India-Pakistan relations on slippery slope

CPEC is being perceived as a strategic encirclement of India by China in collusion with Pakistan

Talat Masood June 16, 2015
The writer is a retired lieutenant general of the Pakistan Army and a former federal secretary. He has also served as chairman of the Pakistan Ordnance Factories Board

There is a strong perception in Pakistan that India’s present confrontational policy has been motivated by several internal and external factors. New Delhi appears to be deeply concerned by the agreement on the China-Pakistan Economic Corridor. It feels that this agreement will further strengthen strategic and economic ties between the two countries, and provide China with easy access to the Gulf of Oman and increase its footprint in South Asia, the Middle East and Central Asia. The corridor is also being perceived as a strategic encirclement of India by China in collusion with Pakistan. Notwithstanding this, Beijing has repeatedly assured India and the international community that it is essentially an economic project.

New Delhi is also disturbed by the significant improvement in Pakistan-Afghanistan relations. It is making efforts at subverting them by sowing doubts in the minds of the Afghans through its lobbies, even though strengthening of Afghanistan-Pakistan relations does not imply that it is at the expense of any other country.

The BJP is allergic to Pakistan raising the issue of Kashmir at international and bilateral forums. This is an anathema to the party. One fails to comprehend why India thinks that Pakistan will abandon its political support for the Kashmir cause. If, however, India engages with Pakistan at the formal level, a way out can be found eventually.

There is genuine grievance in India regarding Pakistan’s failure to proceed against the perpetrators of the Mumbai carnage with Zakiur Rehman Lakhvi and other accomplices roaming about freely. Pakistan needs to address the matter seriously.

It is believed that the Modi government, having failed to show results on the economic front, is trying to deflect attention from its domestic challenges by adopting a confrontational policy towards Pakistan. Based on the reputation that Narendra Modi had built in Gujarat, the Indian people were hoping that he would bring about a qualitative change in their lives by improving India’s economy. There is no doubt that there has been progress in certain areas but expectations have fallen short in the economic sector. The Delhi elections were an indication of the people’s disappointment with the BJP. A more realistic check of the people’s mood would be the forthcoming elections in Bihar and other states.

The BJP’s current policy seems to be to keep Pakistan embroiled in such a way that its economy is adversely affected and it is unable to sustain the strategic parity that has existed over the years. It wants to draw Pakistan into an arms race at a time when its economy is entering a stabilisation phase and is poised to move into the growth paradigm. By keeping up the war hysteria, India is discouraging foreign and local investments and creating conditions wherein Pakistan is forced to spend more on defence.

Modi’s intention, apparently, is not to engage Pakistan in a major military conflict, as that will go against Indian interests of fast-tracking economic development in India. But what if the Lashkar-e-Taiba or India’s own extremist elements, taking advantage of the current hiatus, launch a terrorist attack anywhere in India or in Indian-held Kashmir?

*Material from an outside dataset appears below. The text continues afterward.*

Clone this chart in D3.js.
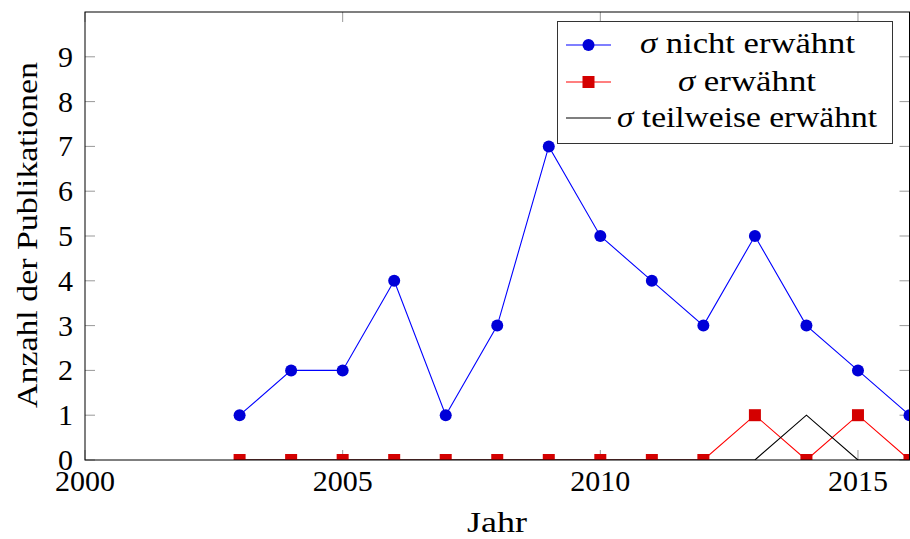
<!DOCTYPE html>
<html>
<head>
<meta charset="utf-8">
<script src="https://cdn.jsdelivr.net/npm/d3@7"></script>
<style>
  html, body { margin: 0; padding: 0; background: #fff; }
  svg { display: block; }
  text, tspan { font-family: "Liberation Serif", "DejaVu Serif", serif; fill: #000; }
</style>
</head>
<body>
<svg id="chart" width="910" height="539"></svg>
<script>
// Publication counts per year
const years = [2003, 2004, 2005, 2006, 2007, 2008, 2009, 2010, 2011, 2012, 2013, 2014, 2015, 2016];
const nichtErwaehnt = [1, 2, 2, 4, 1, 3, 7, 5, 4, 3, 5, 3, 2, 1];
const erwaehnt =      [0, 0, 0, 0, 0, 0, 0, 0, 0, 0, 1, 0, 1, 0];
const teilweise =     [0, 0, 0, 0, 0, 0, 0, 0, 0, 0, 0, 1, 0, 0];
const xTicks = [2000, 2005, 2010, 2015];
const yTicks = [0, 1, 2, 3, 4, 5, 6, 7, 8, 9];
const seriesNames = ["nicht erwähnt", "erwähnt", "teilweise erwähnt"];

const svg = d3.select("#chart");
const m = { left: 85, right: 909.5, top: 12, bottom: 460 };

const x = d3.scaleLinear().domain([2000, 2016]).range([m.left, m.right]);
const y = d3.scaleLinear().domain([0, 10]).range([m.bottom, m.top]);

const tickLen = 10;
const fontSize = 30;

// clip region for plot contents
svg.append("defs").append("clipPath").attr("id", "plotclip")
  .append("rect").attr("x", m.left).attr("y", m.top)
  .attr("width", m.right - m.left).attr("height", m.bottom - m.top);

// inward tick marks on all four sides
const ticks = svg.append("g").attr("stroke", "#999").attr("stroke-width", 1);
yTicks.forEach(v => {
  ticks.append("line").attr("x1", m.left).attr("x2", m.left + tickLen).attr("y1", y(v)).attr("y2", y(v));
  ticks.append("line").attr("x1", m.right).attr("x2", m.right - tickLen).attr("y1", y(v)).attr("y2", y(v));
});
xTicks.forEach(v => {
  ticks.append("line").attr("x1", x(v)).attr("x2", x(v)).attr("y1", m.bottom).attr("y2", m.bottom - tickLen);
  ticks.append("line").attr("x1", x(v)).attr("x2", x(v)).attr("y1", m.top).attr("y2", m.top + tickLen);
});

// tick labels
svg.append("g").selectAll("text").data(yTicks).join("text")
  .attr("x", m.left - 12).attr("y", d => y(d))
  .attr("dy", "0.33em").attr("text-anchor", "end")
  .attr("font-size", fontSize).text(d => d);

svg.append("g").selectAll("text").data(xTicks).join("text")
  .attr("x", d => x(d)).attr("y", 491)
  .attr("text-anchor", "middle")
  .attr("font-size", fontSize).text(d => d);

// axis titles
svg.append("text").attr("x", 497).attr("y", 532)
  .attr("text-anchor", "middle").attr("font-size", fontSize)
  .attr("textLength", 60).attr("lengthAdjust", "spacingAndGlyphs").text("Jahr");
svg.append("text")
  .attr("transform", "translate(37, 235) rotate(-90)")
  .attr("text-anchor", "middle").attr("font-size", fontSize)
  .attr("textLength", 346).attr("lengthAdjust", "spacingAndGlyphs")
  .text("Anzahl der Publikationen");

// series
const series = [
  { values: nichtErwaehnt, line: "#0000ff", mark: "circle", fill: "#0000d8" },
  { values: erwaehnt, line: "#ff0000", mark: "square", fill: "#d40000" },
  { values: teilweise, line: "#000000", mark: null }
];

const plot = svg.append("g").attr("clip-path", "url(#plotclip)");
const lineGen = d3.line().x(d => x(d[0])).y(d => y(d[1]));

series.forEach(s => {
  const pts = years.map((yr, i) => [yr, s.values[i]]);
  plot.append("path").datum(pts)
    .attr("d", lineGen).attr("fill", "none")
    .attr("stroke", s.line).attr("stroke-width", 1.1);
});

series.forEach(s => {
  const pts = years.map((yr, i) => [yr, s.values[i]]);
  if (s.mark === "circle") {
    plot.append("g").selectAll("circle").data(pts).join("circle")
      .attr("cx", d => x(d[0])).attr("cy", d => y(d[1])).attr("r", 6)
      .attr("fill", s.fill);
  } else if (s.mark === "square") {
    plot.append("g").selectAll("rect").data(pts).join("rect")
      .attr("x", d => x(d[0]) - 6).attr("y", d => y(d[1]) - 6)
      .attr("width", 12).attr("height", 12)
      .attr("fill", s.fill);
  }
});

// plot frame
svg.append("rect").attr("x", m.left).attr("y", m.top)
  .attr("width", m.right - m.left).attr("height", m.bottom - m.top)
  .attr("fill", "none").attr("stroke", "#000").attr("stroke-width", 1);

// legend
const lg = svg.append("g");
lg.append("rect").attr("x", 557.5).attr("y", 21.5).attr("width", 335).attr("height", 122)
  .attr("fill", "#fff").attr("stroke", "#333").attr("stroke-width", 1);
const rowY = [45, 82, 118];
const rowBase = [53, 91, 127];
const rowText = [[640, 855], [678, 816], [617, 877]];
series.forEach((s, i) => {
  const cy = rowY[i];
  lg.append("line").attr("x1", 566).attr("x2", 611).attr("y1", cy).attr("y2", cy)
    .attr("stroke", s.line).attr("stroke-width", 1.1);
  if (s.mark === "circle") {
    lg.append("circle").attr("cx", 588.5).attr("cy", cy).attr("r", 6).attr("fill", s.fill);
  } else if (s.mark === "square") {
    lg.append("rect").attr("x", 582.5).attr("y", cy - 6).attr("width", 12).attr("height", 12).attr("fill", s.fill);
  }
  const [tx0, tx1] = rowText[i];
  const t = lg.append("text").attr("x", tx0).attr("y", rowBase[i])
    .attr("font-size", fontSize)
    .attr("textLength", tx1 - tx0).attr("lengthAdjust", "spacingAndGlyphs");
  t.append("tspan").attr("font-style", "italic").text("σ");
  t.append("tspan").text(" " + seriesNames[i]);
});
</script>
</body>
</html>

This will trigger a situation that could in all probability get out of control. In case India responds by invoking the Cold Start doctrine and launches a limited attack on Muridke or any of the locations of the Jamaatud Dawa (JuD), Pakistan will not sit idle. It will respond by launching a similar attack on Indian soil. In a worst-case scenario, the situation could escalate where Pakistan employs its tactical nuclear weapons. Apparently, other options for India in the event of a terrorist attack could include a naval blockade or a punitive air strike. All these are likely to result in stepping on the escalatory ladder with similar consequences. The most alarming aspect is that the two countries could unwittingly become hostage to militant and radical forces if they close all avenues of dialogue.

The international community will remain sceptical of Pakistan’s sincerity in engaging India unless we come out clean and abandon support for the JuD.

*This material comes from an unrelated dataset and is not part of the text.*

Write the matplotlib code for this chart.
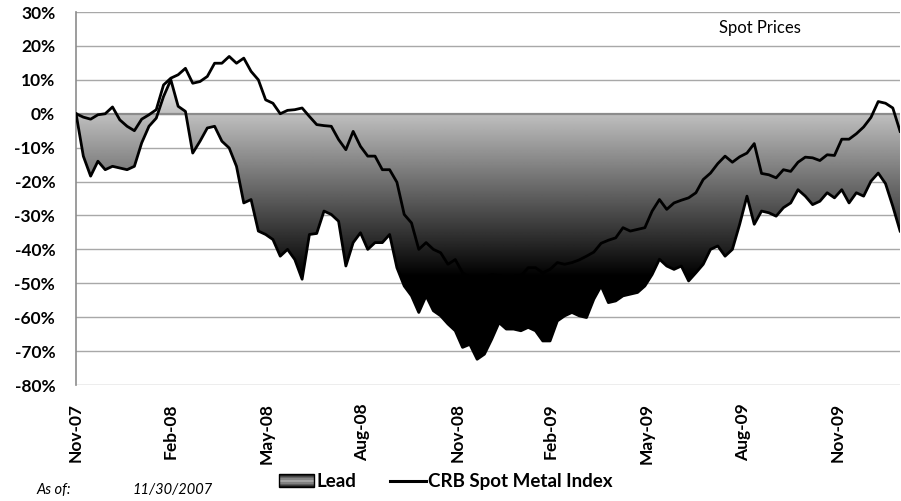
import numpy as np
import pandas as pd
import matplotlib
matplotlib.use('Agg')
import matplotlib.pyplot as plt
import matplotlib.dates as mdates
import matplotlib.ticker as mticker
from matplotlib.patches import Rectangle
from matplotlib.lines import Line2D
from matplotlib.legend_handler import HandlerBase

# weekly % change since 11/30/2007
lead = [0.0, -12.5, -18.4, -14.0, -16.5, -15.5, -16.0, -16.5, -15.5, -8.6,
        -3.7, -1.3, 5.1, 10.0, 2.2, 0.7, -11.6, -8.1, -4.2, -3.7,
        -8.1, -10.1, -15.5, -26.3, -25.3, -34.6, -35.6, -37.1, -42.0, -40.0,
        -43.0, -48.8, -35.6, -35.3, -28.7, -29.7, -31.7, -44.9, -38.0, -35.1,
        -40.0, -38.0, -38.0, -35.6, -45.4, -50.8, -53.7, -58.6, -53.7, -58.1,
        -59.6, -62.0, -64.0, -68.9, -68.0, -72.4, -70.9, -66.5, -61.6, -63.5,
        -63.5, -64.0, -63.0, -64.0, -67.0, -67.0, -61.1, -59.6, -58.6, -59.6,
        -60.1, -54.7, -50.8, -55.7, -55.2, -53.7, -53.2, -52.7, -50.8, -47.4,
        -42.9, -44.9, -45.9, -44.9, -49.3, -46.9, -44.4, -40.0, -39.0, -42.0,
        -40.0, -32.6, -24.3, -32.6, -28.7, -29.2, -30.2, -27.7, -26.3, -22.4,
        -24.3, -26.8, -25.8, -23.3, -24.8, -22.4, -26.3, -23.3, -24.3, -19.9,
        -17.5, -20.6, -27.3, -34.6]

crb = [0.0, -1.0, -1.6, -0.3, 0.0, 2.0, -1.8, -3.7, -5.0, -1.6,
       -0.3, 1.2, 8.5, 10.5, 11.5, 13.4, 9.0, 9.5, 11.0, 14.9,
       14.9, 16.9, 14.9, 16.4, 12.5, 10.0, 4.1, 3.1, 0.0, 1.0,
       1.2, 1.7, -0.8, -3.2, -3.5, -3.7, -7.6, -10.6, -5.2, -9.6,
       -12.5, -12.5, -16.5, -16.5, -20.2, -29.7, -32.2, -40.0, -38.0, -40.0,
       -41.0, -44.4, -43.0, -46.9, -48.3, -49.3, -49.0, -47.4, -47.8, -48.3,
       -48.0, -47.8, -45.4, -45.4, -46.9, -45.9, -43.9, -44.4, -43.9, -43.1,
       -42.0, -40.8, -38.2, -37.3, -36.6, -33.6, -34.6, -34.1, -33.6, -28.7,
       -25.3, -28.2, -26.3, -25.5, -24.8, -23.3, -19.4, -17.5, -14.7, -12.5,
       -14.3, -12.7, -11.6, -8.8, -17.6, -18.0, -18.9, -16.5, -17.0, -14.3,
       -12.8, -13.0, -13.8, -12.1, -12.3, -7.5, -7.5, -5.9, -3.9, -1.1,
       3.6, 3.1, 1.7, -5.2]

tick_labels = ['Nov-07', 'Feb-08', 'May-08', 'Aug-08', 'Nov-08',
               'Feb-09', 'May-09', 'Aug-09', 'Nov-09']

plt.rcParams['font.family'] = ['Lato', 'DejaVu Sans']
plt.rcParams['axes.unicode_minus'] = False

dates = pd.date_range('2007-11-30', periods=len(lead), freq='7D')
tick_dates = pd.date_range('2007-11-30', periods=len(tick_labels), freq='3ME')
xs = mdates.date2num(dates)

fig = plt.figure(figsize=(9.01, 5.01), dpi=100)
ax = fig.add_axes([0.0844, 0.2315, 0.9146, 0.7445])

# area for Lead, filled with a vertical white->black gradient
area = ax.fill_between(xs, lead, 0, color='none', lw=0)
yy = np.linspace(-80, 30, 500)
shade = np.interp(yy, [-48, 0, 12], [0.0, 0.75, 0.97])
img = ax.imshow(np.tile(shade[:, None], (1, 2)), cmap='gray', vmin=0, vmax=1,
                extent=[xs[0], xs[-1], -80, 30], origin='lower',
                aspect='auto', zorder=1, interpolation='bilinear')
img.set_clip_path(area.get_paths()[0], transform=ax.transData)

ax.axhline(0, color='#8c8c8c', lw=1.6, zorder=2)
ax.plot(xs, lead, color='black', lw=2.0, zorder=3)
ax.plot(xs, crb, color='black', lw=2.0, zorder=4)

ax.set_xlim(xs[0], xs[-1])
ax.set_ylim(-80, 30)
ax.set_yticks(range(-80, 31, 10))
ax.yaxis.set_major_formatter(mticker.PercentFormatter(decimals=0))
ax.yaxis.grid(True, color='#a8a8a8', lw=1.0)
ax.set_axisbelow(True)
ax.set_xticks(mdates.date2num(tick_dates))
ax.set_xticklabels(tick_labels, rotation=90, ha='center', va='top')

for s in ['top', 'right', 'bottom']:
    ax.spines[s].set_visible(False)
ax.spines['left'].set_color('#8c8c8c')
ax.spines['left'].set_linewidth(1.2)
ax.tick_params(axis='y', length=0, pad=15, labelsize=12.5)
ax.tick_params(axis='x', length=0, pad=13, labelsize=12.5)
for lab in ax.get_xticklabels() + ax.get_yticklabels():
    lab.set_fontweight('bold')

ax.text(0.83, 0.957, 'Spot Prices', transform=ax.transAxes, ha='center',
        va='center', fontsize=12)


class GradientHandler(HandlerBase):
    def create_artists(self, legend, orig_handle, xdescent, ydescent,
                       width, height, fontsize, trans):
        n = 10
        shades = np.interp(np.linspace(0, 1, n), [0, 0.5, 1], [0.15, 0.7, 0.1])
        arts = []
        for i, s in enumerate(shades):
            arts.append(Rectangle((-xdescent, -ydescent + height * (n - 1 - i) / n),
                                  width, height / n, facecolor=str(s),
                                  edgecolor='none', transform=trans))
        arts.append(Rectangle((-xdescent, -ydescent), width, height,
                              facecolor='none', edgecolor='black', lw=1,
                              transform=trans))
        return arts


lead_handle = Rectangle((0, 0), 1, 1)
crb_handle = Line2D([], [], color='black', lw=2.2)
fig.legend([lead_handle, crb_handle], ['Lead', 'CRB Spot Metal Index'],
           handler_map={lead_handle: GradientHandler()},
           loc='center', bbox_to_anchor=(0.4945, 0.038), ncol=2,
           frameon=False, handlelength=1.9, handletextpad=0.12,
           columnspacing=1.8, prop={'weight': 'bold', 'size': 13.5})

fig.text(0.04, 0.022, 'As of:', style='italic', fontsize=10.5, va='center')
fig.text(0.147, 0.022, '11/30/2007', style='italic', fontsize=10.5, va='center')

fig.savefig('out.png', dpi=100)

One is aware that the BJP government has no interest, at least as of now, in developing even trade and commercial relations with Pakistan. This perhaps, fits in with its policy of snubbing Pakistan. Besides, in the overall volume of foreign trade, the trade between India and Pakistan is inconsequential, as currently at the official level it constitutes a very small fraction of India’s global trade. Modi’s charm offensive at the global level and in Saarc countries, however, can be grounded if belligerence towards Pakistan were to get out of control. A hostile neighbourhood and a volatile border is not an ideal scenario for promotion of trade with other countries.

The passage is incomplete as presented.